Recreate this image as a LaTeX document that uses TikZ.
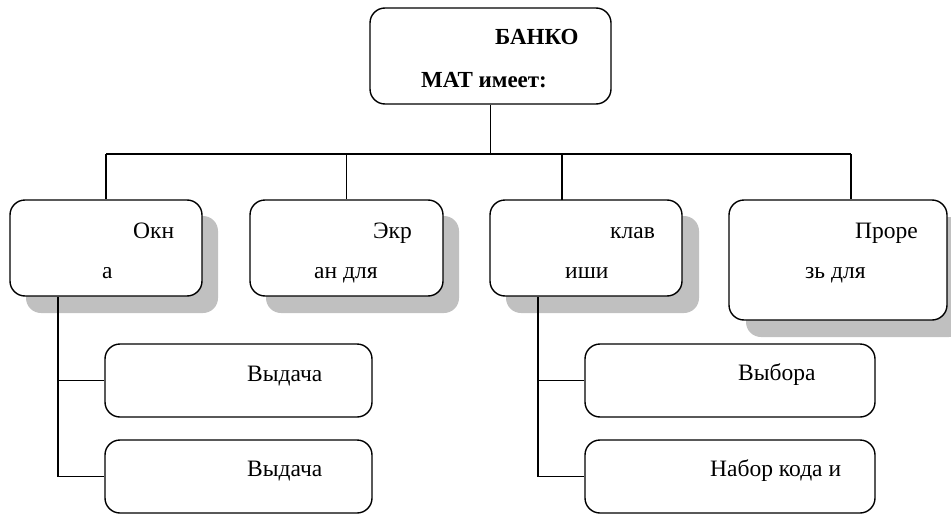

━━━━━━

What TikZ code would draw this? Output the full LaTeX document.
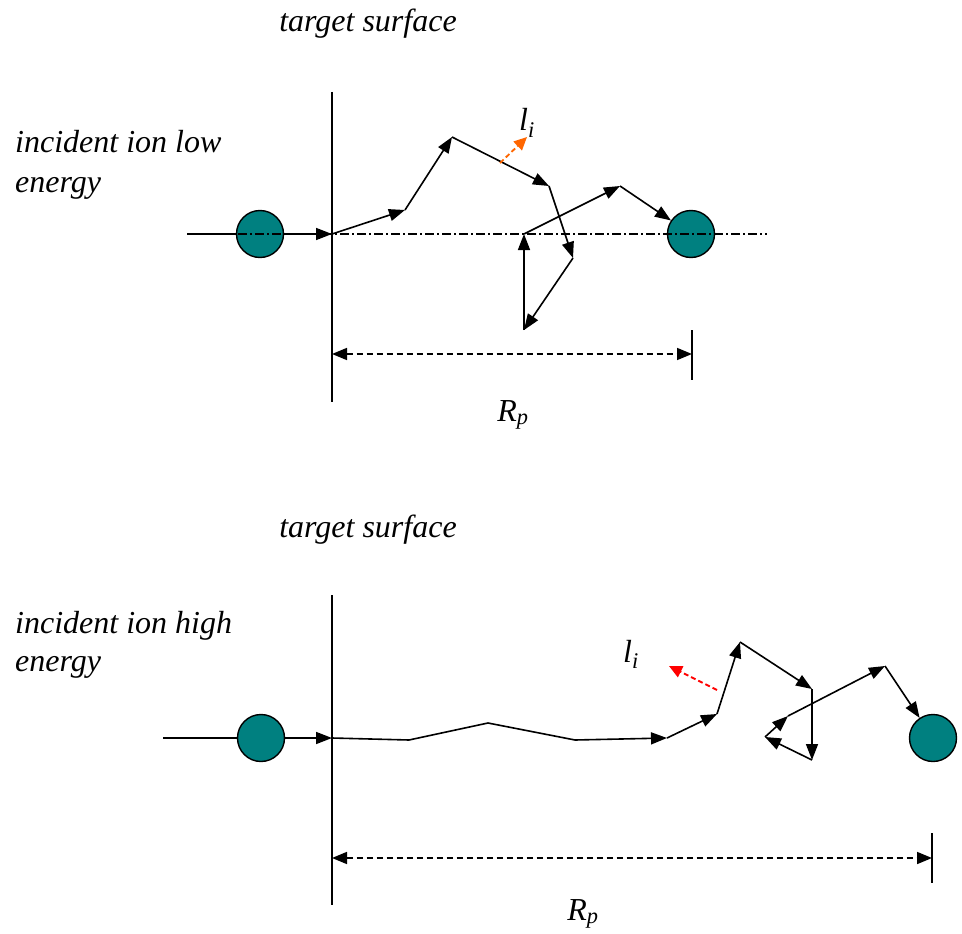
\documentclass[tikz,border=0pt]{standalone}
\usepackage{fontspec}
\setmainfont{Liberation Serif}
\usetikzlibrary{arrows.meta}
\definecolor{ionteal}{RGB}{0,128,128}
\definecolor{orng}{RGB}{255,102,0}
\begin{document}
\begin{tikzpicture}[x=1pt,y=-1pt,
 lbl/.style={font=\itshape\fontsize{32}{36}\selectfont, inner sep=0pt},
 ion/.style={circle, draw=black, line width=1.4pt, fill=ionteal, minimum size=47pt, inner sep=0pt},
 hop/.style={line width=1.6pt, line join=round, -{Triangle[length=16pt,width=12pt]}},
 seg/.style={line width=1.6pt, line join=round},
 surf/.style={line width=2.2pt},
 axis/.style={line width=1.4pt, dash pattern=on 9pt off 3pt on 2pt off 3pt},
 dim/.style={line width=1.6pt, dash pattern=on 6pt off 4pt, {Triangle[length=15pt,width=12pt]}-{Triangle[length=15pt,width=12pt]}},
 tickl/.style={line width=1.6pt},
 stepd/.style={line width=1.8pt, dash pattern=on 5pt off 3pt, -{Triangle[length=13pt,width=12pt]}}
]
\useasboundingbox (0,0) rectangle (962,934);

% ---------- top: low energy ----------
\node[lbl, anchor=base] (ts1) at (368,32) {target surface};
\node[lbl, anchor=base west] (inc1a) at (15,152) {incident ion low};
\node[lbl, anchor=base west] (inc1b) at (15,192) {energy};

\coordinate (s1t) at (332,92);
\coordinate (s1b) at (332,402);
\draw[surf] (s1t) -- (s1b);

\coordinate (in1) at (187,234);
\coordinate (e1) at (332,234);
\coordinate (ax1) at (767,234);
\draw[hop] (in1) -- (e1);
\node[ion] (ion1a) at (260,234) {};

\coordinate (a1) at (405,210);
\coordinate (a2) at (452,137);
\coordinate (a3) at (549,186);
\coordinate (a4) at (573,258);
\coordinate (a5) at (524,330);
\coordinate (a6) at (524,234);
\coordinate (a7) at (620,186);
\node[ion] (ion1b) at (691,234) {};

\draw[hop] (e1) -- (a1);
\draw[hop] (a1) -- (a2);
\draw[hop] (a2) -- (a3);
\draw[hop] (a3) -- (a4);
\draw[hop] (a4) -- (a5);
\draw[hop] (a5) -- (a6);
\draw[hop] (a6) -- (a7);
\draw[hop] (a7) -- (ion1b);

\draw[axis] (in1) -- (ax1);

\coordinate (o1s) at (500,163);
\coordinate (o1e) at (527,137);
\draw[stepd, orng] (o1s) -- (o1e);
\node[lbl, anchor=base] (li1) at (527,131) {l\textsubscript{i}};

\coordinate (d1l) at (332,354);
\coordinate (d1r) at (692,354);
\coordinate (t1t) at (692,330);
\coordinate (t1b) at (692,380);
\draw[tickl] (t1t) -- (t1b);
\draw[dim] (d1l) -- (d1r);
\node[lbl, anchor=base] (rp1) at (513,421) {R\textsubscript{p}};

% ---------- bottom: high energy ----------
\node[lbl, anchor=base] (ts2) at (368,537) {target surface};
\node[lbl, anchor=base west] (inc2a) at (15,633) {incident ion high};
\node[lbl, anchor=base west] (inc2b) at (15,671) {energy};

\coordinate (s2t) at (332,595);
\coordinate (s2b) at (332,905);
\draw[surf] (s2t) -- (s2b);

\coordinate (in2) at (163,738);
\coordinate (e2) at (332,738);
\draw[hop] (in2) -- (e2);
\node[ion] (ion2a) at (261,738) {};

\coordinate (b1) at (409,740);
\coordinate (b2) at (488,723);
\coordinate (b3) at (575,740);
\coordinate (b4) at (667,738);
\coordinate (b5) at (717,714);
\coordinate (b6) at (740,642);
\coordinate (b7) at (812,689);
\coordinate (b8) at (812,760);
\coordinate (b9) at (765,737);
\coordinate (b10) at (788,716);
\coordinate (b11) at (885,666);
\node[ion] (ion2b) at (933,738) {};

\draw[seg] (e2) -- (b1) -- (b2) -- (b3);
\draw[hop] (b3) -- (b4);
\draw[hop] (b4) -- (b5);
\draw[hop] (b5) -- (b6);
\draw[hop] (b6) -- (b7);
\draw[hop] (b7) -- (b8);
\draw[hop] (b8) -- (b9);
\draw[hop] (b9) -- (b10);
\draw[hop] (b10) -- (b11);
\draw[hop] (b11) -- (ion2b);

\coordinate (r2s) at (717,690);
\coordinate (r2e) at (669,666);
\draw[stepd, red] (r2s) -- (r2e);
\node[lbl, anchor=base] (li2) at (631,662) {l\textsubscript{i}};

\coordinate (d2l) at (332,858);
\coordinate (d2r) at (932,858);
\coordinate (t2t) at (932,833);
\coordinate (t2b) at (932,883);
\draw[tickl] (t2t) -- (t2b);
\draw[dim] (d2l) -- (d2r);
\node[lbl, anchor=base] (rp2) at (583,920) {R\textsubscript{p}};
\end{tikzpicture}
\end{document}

━━━━━━

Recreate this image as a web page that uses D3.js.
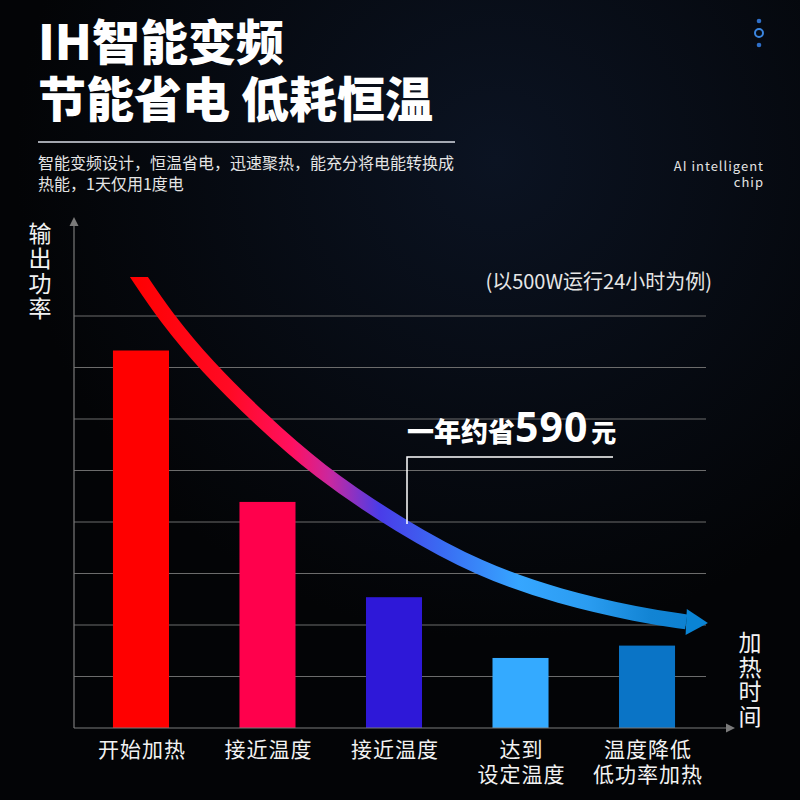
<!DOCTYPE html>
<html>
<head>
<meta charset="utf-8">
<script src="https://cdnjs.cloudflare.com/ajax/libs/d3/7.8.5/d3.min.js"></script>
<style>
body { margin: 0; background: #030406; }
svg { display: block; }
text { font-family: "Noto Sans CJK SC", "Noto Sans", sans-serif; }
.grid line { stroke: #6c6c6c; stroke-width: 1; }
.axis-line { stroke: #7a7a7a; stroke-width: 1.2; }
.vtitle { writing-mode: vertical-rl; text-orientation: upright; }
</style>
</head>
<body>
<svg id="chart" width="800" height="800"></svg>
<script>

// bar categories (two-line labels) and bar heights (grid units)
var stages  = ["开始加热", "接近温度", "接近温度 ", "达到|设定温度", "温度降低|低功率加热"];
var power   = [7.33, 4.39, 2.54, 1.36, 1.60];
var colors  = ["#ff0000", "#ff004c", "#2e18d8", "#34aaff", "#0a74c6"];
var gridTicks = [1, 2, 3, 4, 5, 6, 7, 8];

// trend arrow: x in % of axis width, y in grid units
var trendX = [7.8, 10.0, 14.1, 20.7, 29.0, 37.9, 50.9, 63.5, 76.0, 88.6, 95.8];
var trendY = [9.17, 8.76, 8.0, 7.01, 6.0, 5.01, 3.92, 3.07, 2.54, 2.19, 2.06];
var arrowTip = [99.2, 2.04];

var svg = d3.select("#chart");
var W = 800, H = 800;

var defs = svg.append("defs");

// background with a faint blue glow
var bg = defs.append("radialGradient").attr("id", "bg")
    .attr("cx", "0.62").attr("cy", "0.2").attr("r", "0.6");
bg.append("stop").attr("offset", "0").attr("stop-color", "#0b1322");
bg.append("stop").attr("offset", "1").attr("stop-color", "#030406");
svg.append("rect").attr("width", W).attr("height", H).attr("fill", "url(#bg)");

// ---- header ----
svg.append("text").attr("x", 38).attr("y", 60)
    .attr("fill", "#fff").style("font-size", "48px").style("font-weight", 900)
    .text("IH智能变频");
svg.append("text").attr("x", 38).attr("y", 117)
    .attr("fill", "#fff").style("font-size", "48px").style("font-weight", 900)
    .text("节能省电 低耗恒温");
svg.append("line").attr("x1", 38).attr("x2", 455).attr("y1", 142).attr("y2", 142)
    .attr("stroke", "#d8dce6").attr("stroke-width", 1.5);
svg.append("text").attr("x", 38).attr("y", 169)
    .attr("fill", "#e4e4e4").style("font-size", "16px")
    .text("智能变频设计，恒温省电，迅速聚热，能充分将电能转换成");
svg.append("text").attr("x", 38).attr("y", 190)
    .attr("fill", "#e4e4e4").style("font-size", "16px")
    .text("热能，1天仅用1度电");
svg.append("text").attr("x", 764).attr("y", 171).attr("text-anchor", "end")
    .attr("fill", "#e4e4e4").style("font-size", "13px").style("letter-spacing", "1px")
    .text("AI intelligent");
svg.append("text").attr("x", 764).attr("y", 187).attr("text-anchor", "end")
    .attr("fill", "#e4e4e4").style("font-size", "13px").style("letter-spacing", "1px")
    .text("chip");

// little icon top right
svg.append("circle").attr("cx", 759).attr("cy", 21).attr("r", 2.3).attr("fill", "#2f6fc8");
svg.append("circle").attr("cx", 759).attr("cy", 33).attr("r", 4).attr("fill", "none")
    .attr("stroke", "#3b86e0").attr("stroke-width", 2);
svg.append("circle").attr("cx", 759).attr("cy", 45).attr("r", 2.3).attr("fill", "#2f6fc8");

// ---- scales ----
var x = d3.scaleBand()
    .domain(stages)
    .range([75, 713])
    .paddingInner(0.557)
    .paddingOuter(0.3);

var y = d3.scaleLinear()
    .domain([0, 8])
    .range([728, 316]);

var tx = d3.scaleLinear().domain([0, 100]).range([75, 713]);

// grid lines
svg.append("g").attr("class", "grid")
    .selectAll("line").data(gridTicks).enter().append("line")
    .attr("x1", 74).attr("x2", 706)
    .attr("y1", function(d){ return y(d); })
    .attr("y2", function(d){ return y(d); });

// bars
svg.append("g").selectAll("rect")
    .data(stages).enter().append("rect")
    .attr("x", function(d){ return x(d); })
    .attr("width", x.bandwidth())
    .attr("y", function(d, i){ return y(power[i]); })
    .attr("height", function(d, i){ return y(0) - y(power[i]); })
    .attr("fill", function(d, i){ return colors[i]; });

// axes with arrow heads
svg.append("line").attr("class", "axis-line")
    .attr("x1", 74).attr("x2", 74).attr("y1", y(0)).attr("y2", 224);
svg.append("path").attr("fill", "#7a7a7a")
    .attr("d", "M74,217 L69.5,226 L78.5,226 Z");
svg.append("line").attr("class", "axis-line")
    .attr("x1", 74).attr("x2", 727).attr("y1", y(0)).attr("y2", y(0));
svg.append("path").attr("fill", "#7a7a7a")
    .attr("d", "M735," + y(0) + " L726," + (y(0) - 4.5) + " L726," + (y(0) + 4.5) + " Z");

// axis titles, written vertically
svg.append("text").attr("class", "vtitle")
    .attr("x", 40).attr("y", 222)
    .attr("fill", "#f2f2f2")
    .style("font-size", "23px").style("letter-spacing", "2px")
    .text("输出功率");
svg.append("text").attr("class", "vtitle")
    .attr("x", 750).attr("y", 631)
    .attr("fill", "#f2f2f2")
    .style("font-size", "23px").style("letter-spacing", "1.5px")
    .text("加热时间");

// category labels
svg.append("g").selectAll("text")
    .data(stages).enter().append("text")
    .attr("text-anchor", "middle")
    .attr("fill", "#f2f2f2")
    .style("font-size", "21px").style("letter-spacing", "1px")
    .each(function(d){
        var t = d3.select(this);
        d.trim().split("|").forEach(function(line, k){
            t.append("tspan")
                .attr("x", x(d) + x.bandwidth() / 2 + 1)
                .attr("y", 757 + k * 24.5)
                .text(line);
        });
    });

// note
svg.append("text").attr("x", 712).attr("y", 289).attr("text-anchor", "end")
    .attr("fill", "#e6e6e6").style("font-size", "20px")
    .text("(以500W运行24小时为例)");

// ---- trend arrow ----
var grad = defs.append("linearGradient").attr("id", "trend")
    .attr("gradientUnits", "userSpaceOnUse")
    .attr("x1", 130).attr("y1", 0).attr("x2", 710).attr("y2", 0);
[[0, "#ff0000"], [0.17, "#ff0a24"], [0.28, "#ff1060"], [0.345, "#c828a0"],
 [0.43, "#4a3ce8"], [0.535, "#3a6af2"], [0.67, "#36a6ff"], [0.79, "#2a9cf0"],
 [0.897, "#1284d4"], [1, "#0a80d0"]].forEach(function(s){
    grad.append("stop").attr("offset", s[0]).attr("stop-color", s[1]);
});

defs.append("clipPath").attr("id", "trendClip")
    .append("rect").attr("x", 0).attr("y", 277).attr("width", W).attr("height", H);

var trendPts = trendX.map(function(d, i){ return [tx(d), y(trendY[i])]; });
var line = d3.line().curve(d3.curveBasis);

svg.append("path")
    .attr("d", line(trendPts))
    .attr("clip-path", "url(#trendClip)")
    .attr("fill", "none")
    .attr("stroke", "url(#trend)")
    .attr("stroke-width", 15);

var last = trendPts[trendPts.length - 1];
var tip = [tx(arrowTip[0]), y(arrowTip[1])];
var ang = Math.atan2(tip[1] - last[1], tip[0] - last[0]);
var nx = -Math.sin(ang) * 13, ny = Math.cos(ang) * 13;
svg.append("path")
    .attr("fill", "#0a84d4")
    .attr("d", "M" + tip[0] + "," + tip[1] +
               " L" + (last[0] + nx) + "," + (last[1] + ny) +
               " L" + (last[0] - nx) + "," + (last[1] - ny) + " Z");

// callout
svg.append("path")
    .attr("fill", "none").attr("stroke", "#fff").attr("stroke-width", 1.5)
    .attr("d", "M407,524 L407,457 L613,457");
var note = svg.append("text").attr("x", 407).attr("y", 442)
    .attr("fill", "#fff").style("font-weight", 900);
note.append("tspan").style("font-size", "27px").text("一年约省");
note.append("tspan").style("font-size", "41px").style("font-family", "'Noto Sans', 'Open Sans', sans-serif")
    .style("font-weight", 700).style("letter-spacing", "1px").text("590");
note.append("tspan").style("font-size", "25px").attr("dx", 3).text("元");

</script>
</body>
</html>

━━━━━━

All lines that include "uses" are to be gathered and copied.

Recreate this image as a LaTeX document that uses TikZ.
Recreate this image as a web page that uses D3.js.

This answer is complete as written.